▶ Data shown
>> BEGIN

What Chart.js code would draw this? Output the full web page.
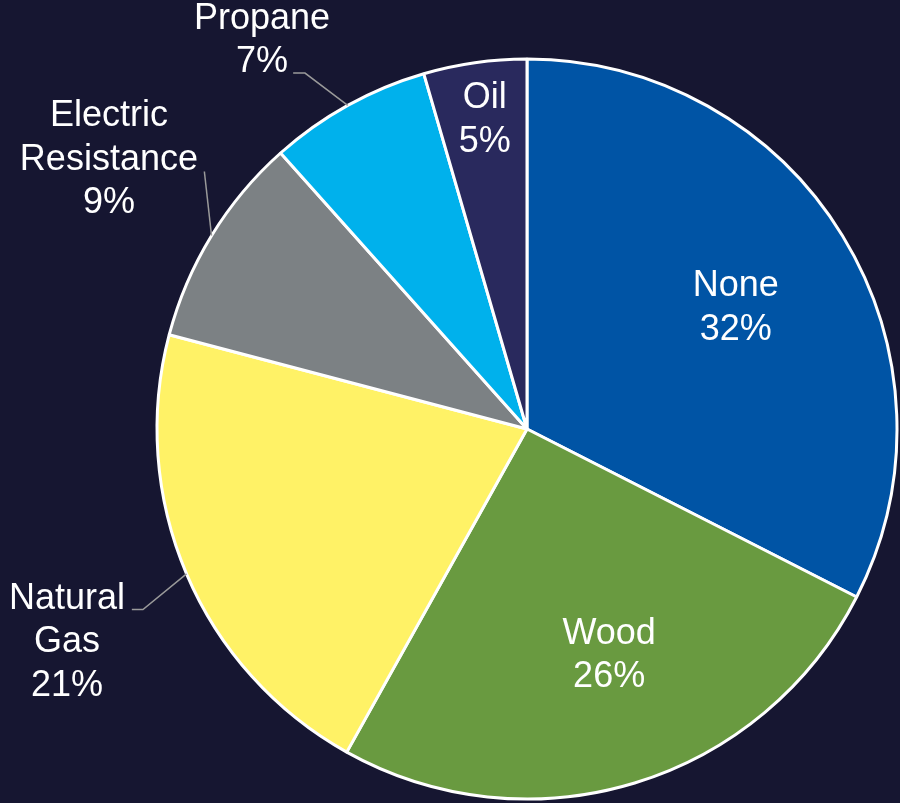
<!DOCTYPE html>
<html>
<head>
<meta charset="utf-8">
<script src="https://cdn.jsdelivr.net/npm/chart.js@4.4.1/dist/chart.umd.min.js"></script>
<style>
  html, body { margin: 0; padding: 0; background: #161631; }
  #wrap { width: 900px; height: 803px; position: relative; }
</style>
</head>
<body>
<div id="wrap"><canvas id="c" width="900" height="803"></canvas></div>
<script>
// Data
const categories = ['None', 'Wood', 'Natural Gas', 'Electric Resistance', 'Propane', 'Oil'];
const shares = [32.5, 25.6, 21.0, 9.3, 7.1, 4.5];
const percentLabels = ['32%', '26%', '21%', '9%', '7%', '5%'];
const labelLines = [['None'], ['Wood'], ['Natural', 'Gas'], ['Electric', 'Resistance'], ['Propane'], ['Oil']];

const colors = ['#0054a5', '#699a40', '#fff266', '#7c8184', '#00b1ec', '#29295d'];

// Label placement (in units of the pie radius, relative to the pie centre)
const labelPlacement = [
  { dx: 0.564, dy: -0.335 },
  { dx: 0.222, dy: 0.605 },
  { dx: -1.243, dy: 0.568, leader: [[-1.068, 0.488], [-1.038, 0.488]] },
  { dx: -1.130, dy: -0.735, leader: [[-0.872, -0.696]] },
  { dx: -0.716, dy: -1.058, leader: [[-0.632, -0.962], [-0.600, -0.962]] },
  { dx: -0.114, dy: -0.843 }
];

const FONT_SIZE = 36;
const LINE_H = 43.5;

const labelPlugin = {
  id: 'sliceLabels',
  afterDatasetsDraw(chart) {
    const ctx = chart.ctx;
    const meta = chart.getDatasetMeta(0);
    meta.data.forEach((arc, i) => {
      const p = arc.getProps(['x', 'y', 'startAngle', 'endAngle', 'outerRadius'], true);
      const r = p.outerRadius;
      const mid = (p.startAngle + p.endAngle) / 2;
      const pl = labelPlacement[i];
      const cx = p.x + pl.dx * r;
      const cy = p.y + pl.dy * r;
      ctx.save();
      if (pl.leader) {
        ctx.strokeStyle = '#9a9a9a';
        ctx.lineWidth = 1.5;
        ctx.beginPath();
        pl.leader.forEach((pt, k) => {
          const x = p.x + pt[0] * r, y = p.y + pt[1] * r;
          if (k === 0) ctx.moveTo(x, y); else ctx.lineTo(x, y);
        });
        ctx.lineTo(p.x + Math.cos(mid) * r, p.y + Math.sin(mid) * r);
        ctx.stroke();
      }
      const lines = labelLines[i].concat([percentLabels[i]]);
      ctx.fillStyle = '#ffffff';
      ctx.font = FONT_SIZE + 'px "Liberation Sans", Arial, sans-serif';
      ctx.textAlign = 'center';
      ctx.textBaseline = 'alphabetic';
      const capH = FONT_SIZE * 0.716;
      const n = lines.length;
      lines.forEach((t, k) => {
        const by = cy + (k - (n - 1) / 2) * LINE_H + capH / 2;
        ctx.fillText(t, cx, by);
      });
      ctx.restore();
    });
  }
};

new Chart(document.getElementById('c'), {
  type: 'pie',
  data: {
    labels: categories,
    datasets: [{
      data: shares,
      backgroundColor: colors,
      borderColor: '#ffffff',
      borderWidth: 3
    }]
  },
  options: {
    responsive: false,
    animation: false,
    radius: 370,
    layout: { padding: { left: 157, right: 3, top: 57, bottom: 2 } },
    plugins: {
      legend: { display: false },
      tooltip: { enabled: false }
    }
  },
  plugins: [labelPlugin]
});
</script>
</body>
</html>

>> END

▶ Aim
From the listing, extract all text exactly as given and drop any picture.

▶ Full answer
What Chart.js code would draw this? Output the full web page.
<!DOCTYPE html>
<html>
<head>
<meta charset="utf-8">
<script src="https://cdn.jsdelivr.net/npm/chart.js@4.4.1/dist/chart.umd.min.js"></script>
<style>
  html, body { margin: 0; padding: 0; background: #161631; }
  #wrap { width: 900px; height: 803px; position: relative; }
</style>
</head>
<body>
<div id="wrap"><canvas id="c" width="900" height="803"></canvas></div>
<script>
// Data
const categories = ['None', 'Wood', 'Natural Gas', 'Electric Resistance', 'Propane', 'Oil'];
const shares = [32.5, 25.6, 21.0, 9.3, 7.1, 4.5];
const percentLabels = ['32%', '26%', '21%', '9%', '7%', '5%'];
const labelLines = [['None'], ['Wood'], ['Natural', 'Gas'], ['Electric', 'Resistance'], ['Propane'], ['Oil']];

const colors = ['#0054a5', '#699a40', '#fff266', '#7c8184', '#00b1ec', '#29295d'];

// Label placement (in units of the pie radius, relative to the pie centre)
const labelPlacement = [
  { dx: 0.564, dy: -0.335 },
  { dx: 0.222, dy: 0.605 },
  { dx: -1.243, dy: 0.568, leader: [[-1.068, 0.488], [-1.038, 0.488]] },
  { dx: -1.130, dy: -0.735, leader: [[-0.872, -0.696]] },
  { dx: -0.716, dy: -1.058, leader: [[-0.632, -0.962], [-0.600, -0.962]] },
  { dx: -0.114, dy: -0.843 }
];

const FONT_SIZE = 36;
const LINE_H = 43.5;

const labelPlugin = {
  id: 'sliceLabels',
  afterDatasetsDraw(chart) {
    const ctx = chart.ctx;
    const meta = chart.getDatasetMeta(0);
    meta.data.forEach((arc, i) => {
      const p = arc.getProps(['x', 'y', 'startAngle', 'endAngle', 'outerRadius'], true);
      const r = p.outerRadius;
      const mid = (p.startAngle + p.endAngle) / 2;
      const pl = labelPlacement[i];
      const cx = p.x + pl.dx * r;
      const cy = p.y + pl.dy * r;
      ctx.save();
      if (pl.leader) {
        ctx.strokeStyle = '#9a9a9a';
        ctx.lineWidth = 1.5;
        ctx.beginPath();
        pl.leader.forEach((pt, k) => {
          const x = p.x + pt[0] * r, y = p.y + pt[1] * r;
          if (k === 0) ctx.moveTo(x, y); else ctx.lineTo(x, y);
        });
        ctx.lineTo(p.x + Math.cos(mid) * r, p.y + Math.sin(mid) * r);
        ctx.stroke();
      }
      const lines = labelLines[i].concat([percentLabels[i]]);
      ctx.fillStyle = '#ffffff';
      ctx.font = FONT_SIZE + 'px "Liberation Sans", Arial, sans-serif';
      ctx.textAlign = 'center';
      ctx.textBaseline = 'alphabetic';
      const capH = FONT_SIZE * 0.716;
      const n = lines.length;
      lines.forEach((t, k) => {
        const by = cy + (k - (n - 1) / 2) * LINE_H + capH / 2;
        ctx.fillText(t, cx, by);
      });
      ctx.restore();
    });
  }
};

new Chart(document.getElementById('c'), {
  type: 'pie',
  data: {
    labels: categories,
    datasets: [{
      data: shares,
      backgroundColor: colors,
      borderColor: '#ffffff',
      borderWidth: 3
    }]
  },
  options: {
    responsive: false,
    animation: false,
    radius: 370,
    layout: { padding: { left: 157, right: 3, top: 57, bottom: 2 } },
    plugins: {
      legend: { display: false },
      tooltip: { enabled: false }
    }
  },
  plugins: [labelPlugin]
});
</script>
</body>
</html>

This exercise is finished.